Residency location: Maatsuyker Island, 2009/10
Maatsuyker Island rises out of the ocean off the South West coast of Tasmania in the Wilderness World Heritage Area. On its southern tip stands Australia’s most Southerly light. Living on Maatsuyker is living on the edge.
Communication from remote Maatsuyker Island has always been difficult. Early keepers used the International Code of Maritime Signal Flags to signal to passing ships. Keepers like my dad were required to spend an hour a week practicing the code. Their wives, meanwhile, hung out the washing between showers and rushed to get it in when the wind got up. Reflecting on my own and my mum’s experience and that of the many women and children who lived on Maatsuyker Island, I have re-interpreted the Maritime Signal Flags in domestic textiles.
During the long summer days of my residency on Maatsuyker I carried a small visual diary everywhere I went – observing and recording. I sometimes sat for hours at a time, stitching and gazing out from my island eyrie.
Seafarers raise the ‘R’ flag to indicate that they have finished sending their signal and are ready to receive a message or ‘listen’. I had no phone, fax or radio on Maatsuyker and spent long days alone immersed in the island – listening. Like the light keepers and their families I had to make do with whatever I could find or had thought to take with me.
Light keepers on Maatsuyker Island took weather records every three hours. When radio contact became available the observations were converted to code and transmitted to Cape Bruny light station. Now the island caretakers are the weather observers. Their reports on ‘the state of the sea’ – the swell and the wind wave – are critical for the safety of seafarers. On the island I was stationary in a moving landscape of sea and sky.

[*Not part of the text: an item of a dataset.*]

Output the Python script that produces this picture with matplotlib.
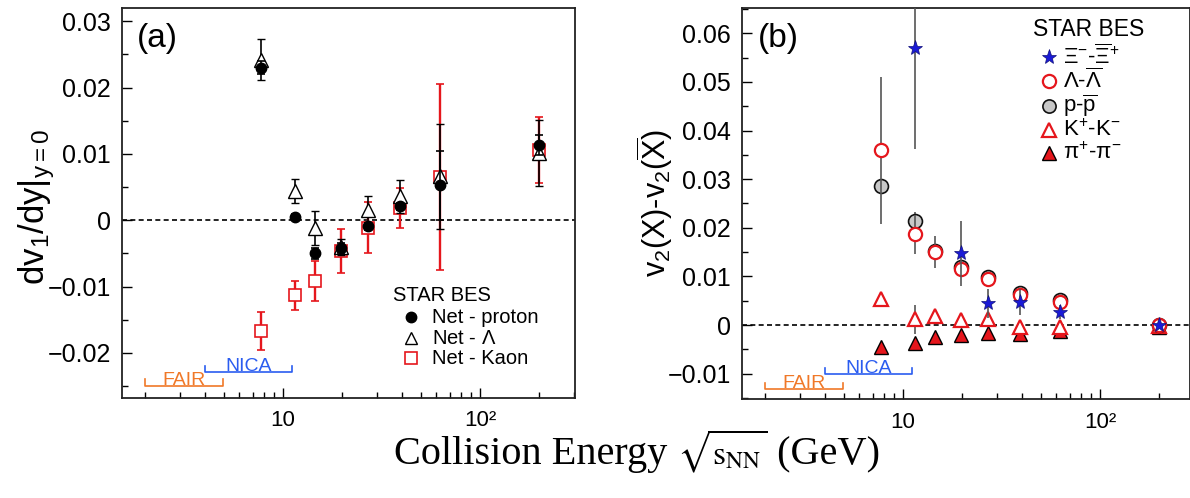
import matplotlib
matplotlib.use('Agg')
import matplotlib.pyplot as plt
import matplotlib.ticker as mticker
import matplotlib.transforms as mtransforms

plt.rcParams['font.family'] = ['Liberation Sans', 'DejaVu Sans']
plt.rcParams['mathtext.fontset'] = 'custom'
plt.rcParams['mathtext.rm'] = 'Liberation Sans'
plt.rcParams['mathtext.it'] = 'Liberation Sans:italic'
plt.rcParams['mathtext.bf'] = 'Liberation Sans:bold'

# ---------------- data ----------------
energy = [7.7, 11.5, 14.5, 19.6, 27, 39, 62.4, 200]

# panel (a): dv1/dy at y=0
net_p = [0.0230, 0.0005, -0.0050, -0.0042, -0.0009, 0.0021, 0.0053, 0.0113]
net_p_err = [0.0010, 0.0004, 0.0008, 0.0008, 0.0005, 0.0005, 0.0052, 0.0015]
net_lam = [0.0242, 0.0044, -0.0012, -0.0040, 0.0015, 0.0036, 0.0066, 0.0101]
net_lam_err = [0.0031, 0.0018, 0.0026, 0.0012, 0.0021, 0.0025, 0.0079, 0.0050]
net_k = [-0.0167, -0.0113, -0.0092, -0.0046, -0.0011, 0.0019, 0.0065, 0.0106]
net_k_err = [0.0029, 0.0022, 0.0030, 0.0033, 0.0038, 0.0030, 0.0140, 0.0050]

# panel (b): v2(X) - v2(Xbar)
xi_energy = [11.5, 19.6, 27, 39, 62.4, 200]
xi_diff = [0.0569, 0.0148, 0.0045, 0.0047, 0.0027, 0.0001]
xi_err = [0.0207, 0.0067, 0.0030, 0.0027, 0.0015, 0.0008]
lam_diff = [0.0359, 0.0187, 0.0150, 0.0115, 0.0095, 0.0062, 0.0048, 0.0001]
lam_err = [0.0152, 0.0040, 0.0033, 0.0015, 0.0012, 0.0010, 0.0008, 0.0005]
p_diff = [0.0285, 0.0215, 0.0152, 0.0120, 0.0098, 0.0066, 0.0052, 0.0001]
p_err = [0.0010, 0.0018, 0.0008, 0.0005, 0.0004, 0.0003, 0.0003, 0.0002]
k_diff = [0.0054, 0.0012, 0.0019, 0.0010, 0.0012, -0.0003, -0.0003, -0.0002]
k_err = [0.0010, 0.0030, 0.0010, 0.0008, 0.0010, 0.0008, 0.0006, 0.0003]
pi_diff = [-0.0045, -0.0036, -0.0024, -0.0021, -0.0017, -0.0019, -0.0012, -0.0004]
pi_err = [0.0003, 0.0003, 0.0003, 0.0003, 0.0003, 0.0003, 0.0003, 0.0003]

fair_range = (2.0, 4.95)
nica_range = (4.0, 11.1)

legend_a = ['Net - proton', r'Net - $\Lambda$', 'Net - Kaon']
legend_b = [r'$\Xi^{-}$-$\overline{\Xi}^{+}$', r'$\Lambda$-$\overline{\Lambda}$',
            r'p-$\overline{\mathrm{p}}$', r'K$^{+}$-K$^{-}$', '\u03c0$^{+}$-\u03c0$^{-}$']

RED = '#e5161c'
BLUE = '#1a1ad6'
ORANGE = '#f07828'
NBLUE = '#2a5cf0'

W, H = 1190, 498
fig = plt.figure(figsize=(W / 100, H / 100), dpi=100)
axa = fig.add_axes([122 / W, 1 - 398 / H, 453 / W, 390 / H])
axb = fig.add_axes([742 / W, 1 - 399 / H, 448 / W, 391 / H])


def style(ax, ylim, xlim, ymaj, ymin):
    ax.set_xscale('log')
    ax.set_xlim(*xlim)
    ax.set_ylim(*ylim)
    ax.xaxis.set_major_locator(mticker.FixedLocator([10, 100]))
    ax.xaxis.set_major_formatter(mticker.FixedFormatter(['10', '10\u00b2']))
    ax.xaxis.set_minor_locator(mticker.LogLocator(base=10, subs=range(2, 10)))
    ax.xaxis.set_minor_formatter(mticker.NullFormatter())
    ax.yaxis.set_major_locator(mticker.MultipleLocator(ymaj))
    ax.yaxis.set_minor_locator(mticker.MultipleLocator(ymin))
    ax.yaxis.set_major_formatter(mticker.FuncFormatter(
        lambda v, p: '0' if abs(v) < 1e-9 else ('%.2f' % v).replace('-', '\u2212')))
    ax.tick_params(which='both', direction='in', top=False, right=False)
    ax.tick_params(which='major', length=7, width=1.0)
    ax.tick_params(which='minor', length=4.5, width=1.0)
    ax.tick_params(axis='y', which='major', labelsize=18, pad=8)
    ax.tick_params(axis='x', which='major', labelsize=16, pad=9)
    for s in ax.spines.values():
        s.set_linewidth(1.3)
        s.set_color('#222222')
    ax.axhline(0, color='black', lw=1.2, ls=(0, (3, 2)), zorder=1)


style(axa, (-0.0268, 0.032), (1.52, 303), 0.01, 0.005)
style(axb, (-0.0152, 0.0652), (1.52, 286), 0.01, 0.005)


def bracket(ax, rng, yfrac, color, label):
    tr = mtransforms.blended_transform_factory(ax.transData, ax.transAxes)
    t = 0.016
    ax.plot([rng[0], rng[0], rng[1], rng[1]], [yfrac + t, yfrac, yfrac, yfrac + t],
            color=color, lw=1.2, transform=tr, clip_on=False)
    xc = (rng[0] * rng[1]) ** 0.5
    ax.text(xc, yfrac + 0.002, label, color=color, transform=tr, ha='center',
            va='baseline', fontsize=14)


# ---------------- panel (a) ----------------
axa.errorbar(energy, net_k, yerr=net_k_err, fmt='s', ms=8, mfc='white', mec=RED, mew=1.2,
             ecolor=RED, elinewidth=1.7, capsize=3, capthick=1.5, zorder=3)
axa.errorbar(energy, net_lam, yerr=net_lam_err, fmt='^', ms=9.5, mfc='white', mec='black',
             mew=1.0, ecolor='black', elinewidth=1.2, capsize=3, capthick=1.2, zorder=4)
axa.errorbar(energy, net_p, yerr=net_p_err, fmt='o', ms=7.5, mfc='black', mec='black',
             ecolor='black', elinewidth=1.2, capsize=3, capthick=1.2, zorder=5)

axa.text(0.033, 0.923, '(a)', transform=axa.transAxes, fontsize=24, va='center', ha='left')
axa.text(0.598, 0.264, 'STAR BES', transform=axa.transAxes, fontsize=14.5, va='center')
leg_a_styles = [dict(marker='o', ms=7.5, mfc='black', mec='black'),
                dict(marker='^', ms=9, mfc='white', mec='black', mew=1.0),
                dict(marker='s', ms=8, mfc='white', mec=RED, mew=1.2)]
for i, (lab, st) in enumerate(zip(legend_a, leg_a_styles)):
    yy = [0.207, 0.153, 0.102][i]
    axa.plot([0.638], [yy], transform=axa.transAxes, ls='none', clip_on=False, **st)
    axa.text(0.684, yy, lab, transform=axa.transAxes, fontsize=14.5, va='center')

bracket(axa, fair_range, 0.032, ORANGE, 'FAIR')
bracket(axa, nica_range, 0.066, NBLUE, 'NICA')

# ---------------- panel (b) ----------------
GRAY = '#555555'
axb.errorbar(energy, pi_diff, yerr=pi_err, fmt='^', ms=9.5, mfc=RED, mec='black', mew=1.0,
             ecolor=GRAY, elinewidth=1.2, zorder=3)
axb.errorbar(energy, k_diff, yerr=k_err, fmt='^', ms=9.5, mfc='white', mec=RED, mew=1.6,
             ecolor=GRAY, elinewidth=1.2, zorder=4)
axb.errorbar(energy, p_diff, yerr=p_err, fmt='o', ms=10, mfc='#c8c8c8', mec='#111111', mew=1.2,
             ecolor=GRAY, elinewidth=1.2, zorder=5)
axb.errorbar(energy, lam_diff, yerr=lam_err, fmt='o', ms=9.5, mfc='white', mec=RED, mew=1.6,
             ecolor=GRAY, elinewidth=1.2, zorder=6)
axb.errorbar(xi_energy, xi_diff, yerr=xi_err, fmt='*', ms=11, mfc=BLUE, mec='#10107a', mew=0.5,
             ecolor=GRAY, elinewidth=1.2, zorder=7)

axb.text(0.036, 0.923, '(b)', transform=axb.transAxes, fontsize=24, va='center', ha='left')
axb.text(0.65, 0.944, 'STAR BES', transform=axb.transAxes, fontsize=16.5, va='center')
leg_b_styles = [dict(marker='*', ms=11, mfc=BLUE, mec='#10107a', mew=0.5),
                dict(marker='o', ms=9.5, mfc='white', mec=RED, mew=1.6),
                dict(marker='o', ms=9.5, mfc='#c8c8c8', mec='#111111', mew=1.2),
                dict(marker='^', ms=9.5, mfc='white', mec=RED, mew=1.6),
                dict(marker='^', ms=9.5, mfc=RED, mec='black', mew=1.0)]
rows_b = [0.875, 0.813, 0.749, 0.688, 0.629]
for lab, st, yy in zip(legend_b, leg_b_styles, rows_b):
    axb.plot([0.685], [yy], transform=axb.transAxes, ls='none', clip_on=False, **st)
    axb.text(0.717, yy, lab, transform=axb.transAxes, fontsize=16, va='center')

bracket(axb, fair_range, 0.026, ORANGE, 'FAIR')
bracket(axb, nica_range, 0.064, NBLUE, 'NICA')

# ---------------- labels ----------------
fig.text(37 / W, 1 - 207 / H, r'dv$_1$/dy$|_{\mathrm{y=0}}$', rotation=90, fontsize=25,
         ha='center', va='center')
fig.text(655 / W, 1 - 203 / H, r'v$_2$(X)-v$_2$($\overline{\mathrm{X}}$)', rotation=90,
         fontsize=22, ha='center', va='center')

# x label built from three pieces so that the radical stays compact
renderer = fig.canvas.get_renderer()
base_y = 1 - 464 / H
pieces = [('Collision Energy ', dict(fontsize=29, family='Liberation Serif')),
          (r'$\sqrt{\mathrm{s}_{\mathrm{NN}}}$', dict(fontsize=24, math_fontfamily='stix')),
          (' (GeV)', dict(fontsize=29, family='Liberation Serif'))]
texts = []
for s, kw in pieces:
    t = fig.text(0, base_y, s, ha='left', va='baseline', **kw)
    bb = t.get_window_extent(renderer)
    texts.append((t, bb.width))
total = sum(w for _, w in texts)
start = 637 - total / 2
for t, w in texts:
    t.set_x(start / W)
    start += w

fig.savefig('out.png', dpi=100)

Gwen Egg is a textile, fibre and community artist with many years’ experience. She first visited Maatsuyker Island in the ‘60s and ‘70s when it was a fully manned lightstation and she was an adventurous teenager. She returned in the summer of 2009/10 through an Arts Tasmania funded Wilderness Residency. In 2012, with her partner, Marina, Gwen returned to Maatsuyker for six months as a volunteer caretaker for the Parks and Wildlife Service.